Pemerintah Akan Luncurkan Sistem Coretax, DPR: Permudah Masyarakat Bayar Pajak
- VIVA.co.id/Natania Longdong
Jakarta, VIVA – Pemerintah melalui Direktorat Jenderal Pajak Kementerian Keuangan RI berencana meluncurkan sistem baru bernama Coretax pada Januari 2025. Inovasi ini diharapkan dapat mengurangi beban administrasi wajib pajak dan meningkatkan kesadaran masyarakat dalam membayar pajak.
Dalam hal ini, anggota DPR RI Fraksi Partai Demokrat, Fathi, menyambut baik inisiatif pemerintah untuk mempermudah masyarakat dalam melaporkan pajak.

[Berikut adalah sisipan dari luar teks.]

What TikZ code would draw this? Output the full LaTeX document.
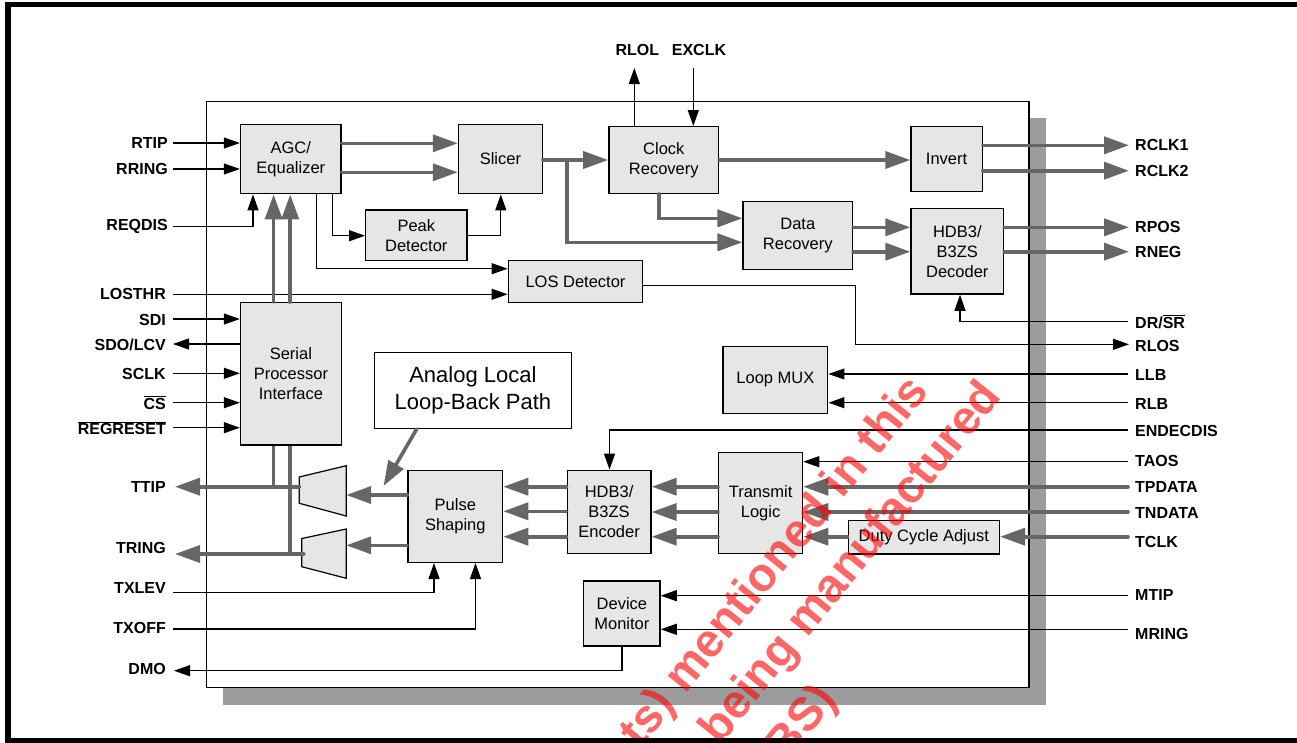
\documentclass[tikz,border=0pt]{standalone}
\usepackage{fontspec}
\setmainfont{Liberation Sans}
\usetikzlibrary{arrows.meta}
\definecolor{boxfill}{HTML}{E6E6E6}
\definecolor{busgray}{HTML}{666666}
\definecolor{shadowgray}{HTML}{9C9C9C}
\begin{document}
\begin{tikzpicture}[x=1pt,y=-1pt,
    blk/.style={draw, line width=1.4pt, fill=boxfill, align=center, inner sep=0pt, font=\fontsize{16.5}{20}\selectfont},
    pinl/.style={font=\bfseries\fontsize{16}{19}\selectfont, inner sep=0pt, anchor=east},
    pinr/.style={font=\bfseries\fontsize{16}{19}\selectfont, inner sep=0pt, anchor=west},
    sig/.style={line width=1.2pt, -{Triangle[length=16pt,width=11pt]}},
    bus/.style={busgray, line width=3.6pt, line cap=round, -{Triangle[length=25pt,width=17pt]}},
    wmark/.style={text=red, text opacity=0.6, rotate=51, anchor=base east, inner sep=0pt, font=\bfseries\fontsize{47}{55}\selectfont}]
                \useasboundingbox (0,0) rectangle (1297,742);
                % chip outline with its shadow
                \fill[shadowgray] (223,117.5) rectangle (1045.5,705);
                \draw[line width=1.2pt, fill=white] (206.5,101.3) rectangle (1029,687.7);
                \node[blk, minimum width=100.5pt, minimum height=69.4pt] (agc) at (290.8,159) {AGC/\\Equalizer};
                \node[blk, minimum width=83.8pt, minimum height=69.4pt] (slicer) at (500.4,159) {Slicer};
                \node[blk, minimum width=109.8pt, minimum height=66.6pt] (clkrec) at (663.8,160) {Clock\\Recovery};
                \node[blk, minimum width=71.2pt, minimum height=65pt] (invert) at (946.6,159.2) {Invert};
                \node[blk, minimum width=101.1pt, minimum height=50.7pt] (peak) at (416.3,235.4) {Peak\\Detector};
                \node[blk, minimum width=109.3pt, minimum height=67.6pt] (datrec) at (797.8,235.5) {Data\\Recovery};
                \node[blk, minimum width=92.6pt, minimum height=85.7pt] (decoder) at (957.3,251.2) {HDB3/\\B3ZS\\Decoder};
                \node[blk, minimum width=134.3pt, minimum height=42pt] (los) at (575.5,281.7) {LOS Detector};
                \node[blk, minimum width=100.7pt, minimum height=142.3pt] (spi) at (290.9,373.9) {Serial\\Processor\\Interface};
                \node[blk, fill=white, minimum width=196.9pt, minimum height=76pt, font=\fontsize{22}{27}\selectfont] (analog) at (472.9,390.3) {Analog Local\\Loop-Back Path};
                \node[blk, minimum width=104.7pt, minimum height=66.6pt] (loopmux) at (775.4,380) {Loop MUX};
                \node[blk, minimum width=94.5pt, minimum height=92pt] (pulse) at (455.3,516.3) {Pulse\\Shaping};
                \node[blk, minimum width=83.8pt, minimum height=83.5pt] (encoder) at (609.1,512) {HDB3/\\B3ZS\\Encoder};
                \node[blk, minimum width=83.9pt, minimum height=101pt] (txlogic) at (760.6,502.8) {Transmit\\Logic};
                \node[blk, minimum width=151.1pt, minimum height=33.7pt] (duty) at (923.8,537.2) {Duty Cycle Adjust};
                \node[blk, minimum width=76.3pt, minimum height=65pt] (devmon) at (621.9,613.5) {Device\\Monitor};
                % line drivers
                \draw[line width=1.2pt, fill=boxfill] (299.3,477) coordinate (muxa) -- (346.2,465.7) -- (346.2,516) coordinate (muxaout) -- (299.3,503.3) -- cycle;
                \draw[line width=1.2pt, fill=boxfill] (301.8,538.5) coordinate (muxb) -- (346.2,529) -- (346.2,578.3) coordinate (muxbout) -- (301.8,566.7) -- cycle;
                % pins, left side
                \node[pinl] (rtip) at (168,143) {RTIP};
                \node[pinl] (rring) at (168,169) {RRING};
                \node[pinl] (reqdis) at (168,226.7) {REQDIS};
                \node[pinl] (losthr) at (166,294.3) {LOSTHR};
                \node[pinl] (sdi) at (166,320) {SDI};
                \node[pinl] (sdo) at (166,345) {SDO/LCV};
                \node[pinl] (sclk) at (166,374) {SCLK};
                \node[pinl] (cs) at (166,402.7) {$\overline{\mbox{CS}}$};
                \node[pinl] (regreset) at (166,428) {$\overline{\mbox{REGRESET}}$};
                \node[pinl] (ttip) at (166,487) {TTIP};
                \node[pinl] (tring) at (166,548) {TRING};
                \node[pinl] (txlev) at (166,588) {TXLEV};
                \node[pinl] (txoff) at (166,627.5) {TXOFF};
                \node[pinl] (dmo) at (166,668.5) {DMO};
                % pins, right side
                \node[pinr] (rclka) at (1135,145.3) {RCLK1};
                \node[pinr] (rclkb) at (1135,170.7) {RCLK2};
                \node[pinr] (rpos) at (1135,227.3) {RPOS};
                \node[pinr] (rneg) at (1135,251.7) {RNEG};
                \node[pinr] (drsr) at (1135,321.7) {DR/$\overline{\mbox{SR}}$};
                \node[pinr] (rlos) at (1135,346) {RLOS};
                \node[pinr] (llb) at (1135,375) {LLB};
                \node[pinr] (rlb) at (1135,403.5) {RLB};
                \node[pinr] (endecdis) at (1135,430.5) {ENDECDIS};
                \node[pinr] (taos) at (1135,460.5) {TAOS};
                \node[pinr] (tpdata) at (1135,486.7) {TPDATA};
                \node[pinr] (tndata) at (1135,513) {TNDATA};
                \node[pinr] (tclk) at (1135,542) {TCLK};
                \node[pinr] (mtip) at (1135,594.5) {MTIP};
                \node[pinr] (mring) at (1135,634) {MRING};
                % pins, top
                \node[font=\bfseries\fontsize{16}{19}\selectfont, inner sep=0pt] (rlol) at (637.3,50) {RLOL};
                \node[font=\bfseries\fontsize{16}{19}\selectfont, inner sep=0pt] (exclk) at (699,50) {EXCLK};
                % receive path
                \draw[sig] (173,143) -- (agc.west |- 0,143);
                \draw[sig] (173,169) -- (agc.west |- 0,169);
                \draw[sig] (173,226.7) -| (agc.south -| 253,0);
                \draw[bus] (agc.east |- 0,143.3) -- (slicer.west |- 0,143.3);
                \draw[bus] (agc.east |- 0,172.3) -- (slicer.west |- 0,172.3);
                \draw[sig] (agc.south -| 332.5,0) |- (peak.west |- 0,235.7);
                \draw[sig] (peak.east |- 0,235.7) -| (slicer.south -| 500.8,0);
                \draw[sig] (agc.south -| 316.3,0) |- (los.west |- 0,268.7);
                \draw[sig] (173,294.3) -- (los.west |- 0,294.3);
                \draw[bus] (slicer.east |- 0,160) -- (clkrec.west |- 0,160);
                \draw[bus] (566.7,160) |- (datrec.west |- 0,242.3);
                \draw[bus] (clkrec.south -| 659,0) |- (datrec.west |- 0,218.3);
                \draw[bus] (clkrec.east |- 0,160) -- (invert.west |- 0,160);
                \draw[bus] (datrec.east |- 0,227.3) -- (decoder.west |- 0,227.3);
                \draw[bus] (datrec.east |- 0,251.7) -- (decoder.west |- 0,251.7);
                \draw[bus] (invert.east |- 0,145.3) -- (1129,145.3);
                \draw[bus] (invert.east |- 0,170.7) -- (1129,170.7);
                \draw[bus] (decoder.east |- 0,227.3) -- (1129,227.3);
                \draw[bus] (decoder.east |- 0,251.7) -- (1129,251.7);
                \draw[sig] (clkrec.north -| 634.3,0) -- (634.3,68);
                \draw[sig] (693.3,68) -- (clkrec.north -| 693.3,0);
                \draw[sig] (1128,321.7) -| (decoder.south -| 960,0);
                \draw[sig] (los.east |- 0,285.7) -| (855.6,344.3) -- (1129,344.3);
                % processor interface
                \draw[bus] (spi.north -| 273.6,0) -- (agc.south -| 273.6,0);
                \draw[bus] (spi.north -| 290.2,0) -- (agc.south -| 290.2,0);
                \draw[sig] (173,319) -- (spi.west |- 0,319);
                \draw[sig] (spi.west |- 0,344) -- (173,344);
                \draw[sig] (173,373.3) -- (spi.west |- 0,373.3);
                \draw[sig] (173,402.7) -- (spi.west |- 0,402.7);
                \draw[sig] (173,427.7) -- (spi.west |- 0,427.7);
                \draw[busgray, line width=3.6pt] (spi.south -| 273.6,0) -- (273.6,486.7);
                \draw[busgray, line width=3.6pt] (spi.south -| 290.2,0) -- (290.2,554);
                % transmit path
                \draw[sig] (1128,374) -- (loopmux.east |- 0,374);
                \draw[sig] (1128,402.7) -- (loopmux.east |- 0,402.7);
                \draw[sig] (1128,430) -| (encoder.north -| 609.5,0);
                \draw[sig] (1128,461.7) -- (txlogic.east |- 0,461.7);
                \draw[bus] (1128,486.7) -- (txlogic.east |- 0,486.7);
                \draw[bus] (1128,512) -- (txlogic.east |- 0,512);
                \draw[bus] (1128,536.7) -- (duty.east |- 0,536.7);
                \draw[bus] (duty.west |- 0,536.7) -- (txlogic.east |- 0,536.7);
                \draw[bus] (txlogic.west |- 0,486.7) -- (encoder.east |- 0,486.7);
                \draw[bus] (txlogic.west |- 0,512) -- (encoder.east |- 0,512);
                \draw[bus] (txlogic.west |- 0,536.7) -- (encoder.east |- 0,536.7);
                \draw[bus] (encoder.west |- 0,486.7) -- (pulse.east |- 0,486.7);
                \draw[bus] (encoder.west |- 0,511.3) -- (pulse.east |- 0,511.3);
                \draw[bus] (encoder.west |- 0,536.7) -- (pulse.east |- 0,536.7);
                \draw[bus] (pulse.west |- 0,495) -- (muxaout |- 0,495);
                \draw[bus] (pulse.west |- 0,545.3) -- (muxbout |- 0,545.3);
                \draw[bus] (muxa |- 0,486.7) -- (175,486.7);
                \draw[bus] (303.7,554) -- (175,554);
                \draw[bus] (analog.south -| 416.7,0) -- (383.5,486);
                \draw[sig] (173,592.3) -| (pulse.south -| 434,0);
                \draw[sig] (173,629) -| (pulse.south -| 475.5,0);
                % device monitor
                \draw[sig] (1128,595.7) -- (devmon.east |- 0,595.7);
                \draw[sig] (1128,629.3) -- (devmon.east |- 0,629.3);
                \draw[sig] (devmon.south) |- (174,670.7);
                % page frame
                \draw[line width=5.5pt] (1300,4.3) -- (8,4.3) -- (8,740.5) -- (1300,740.5);
                \begin{scope}
                \clip (0,0) rectangle (1297,737.5);
                \node[wmark] (wma) at (930,392) {ts) mentioned in this};
                \node[wmark] (wmb) at (1003,397) {being manufactured};
                \node[wmark] (wmc) at (838,700) {BS)};
                \end{scope}
            \end{tikzpicture}
\end{document}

Fathi menegaskan bahwa selama ini masih banyak masyarakat yang kesulitan dalam melaporkan pajaknya.
"Sebetulnya, banyak masyarakat yang masih kesulitan melaporkan pajaknya karena proses pengisian SPT yang dianggap rumit," kata Fathi dalam keterangannya, Minggu, 10 November 2024.
“Saya berharap dengan adanya kemudahan seperti ini, lebih banyak masyarakat yang tergerak untuk taat pajak dan berkontribusi bagi negara," sambungnya.
Direktur Jenderal Pajak, Suryo Utomo, menjelaskan bahwa sistem Coretax akan menyajikan data secara otomatis melalui fitur pre populated data.
Artinya, pengisian SPT wajib pajak badan akan dilakukan oleh sistem berdasarkan data yang sudah ada. Hal ini memungkinkan wajib pajak hanya perlu memverifikasi kebenaran data yang tercatat di dalam sistem.
Suryo juga menambahkan bahwa dengan adanya pre populated data, para wajib pajak badan yang memiliki bukti potong atau bukti pungut pajak dari pihak lain, kini akan melihat data potongan dan pungutan pajaknya langsung tersaji di dalam SPT mereka.
Data ini otomatis disiapkan melalui sistem e-filing, sehingga mempercepat dan menyederhanakan proses pelaporan.
Sebagai tambahan, Direktorat Jenderal Pajak juga berencana menerbitkan aturan baru mengenai kriteria wajib pajak yang tidak perlu lagi melaporkan SPT Tahunan jika memenuhi persyaratan tertentu.
Aturan ini telah dimuat dalam Peraturan Menteri Keuangan Nomor 81 Tahun 2025 sebagai bagian dari penerapan sistem Coretax.
Beberapa kriteria yang akan dibebaskan dari kewajiban pelaporan SPT di antaranya adalah wajib pajak yang tidak lagi memiliki penghasilan, pensiunan, serta pengusaha yang berhenti menjalankan usaha.
Dengan peraturan ini, masyarakat berpenghasilan di bawah Rp 4,5 juta per bulan atau Rp 54 juta per tahun dapat mengajukan status sebagai wajib pajak non-efektif (NE) dan tidak lagi diwajibkan melaporkan SPT tahunan.
Bagi banyak orang, ini akan menjadi kemudahan yang sangat signifikan, khususnya bagi mereka yang secara finansial berada di bawah ambang Penghasilan Tidak Kena Pajak (PTKP).
Berikut daftar wajib pajak yang biasanya bisa mengubah status menjadi wajib pajak NE adalah:
- Yang penghasilannya turun menjadi di bawah Penghasilan Tidak Kena Pajak (PTKP)
- Pengusaha yang sudah berhenti melakukan kegiatan usaha
- Pekerja yang sudah tidak bekerja dan tidak memiliki penghasilan
- Pensiunan yang tidak lagi memiliki penghasilan
Fathi menilai bahwa langkah ini menjadi bukti upaya pemerintah dalam menciptakan sistem perpajakan yang lebih inklusif dan efisien.
"Saya mengapresiasi kebijakan ini dan berharap agar langkah-langkah semacam ini bisa terus ditingkatkan untuk membantu masyarakat sekaligus meningkatkan penerimaan negara," pungkas Fathi.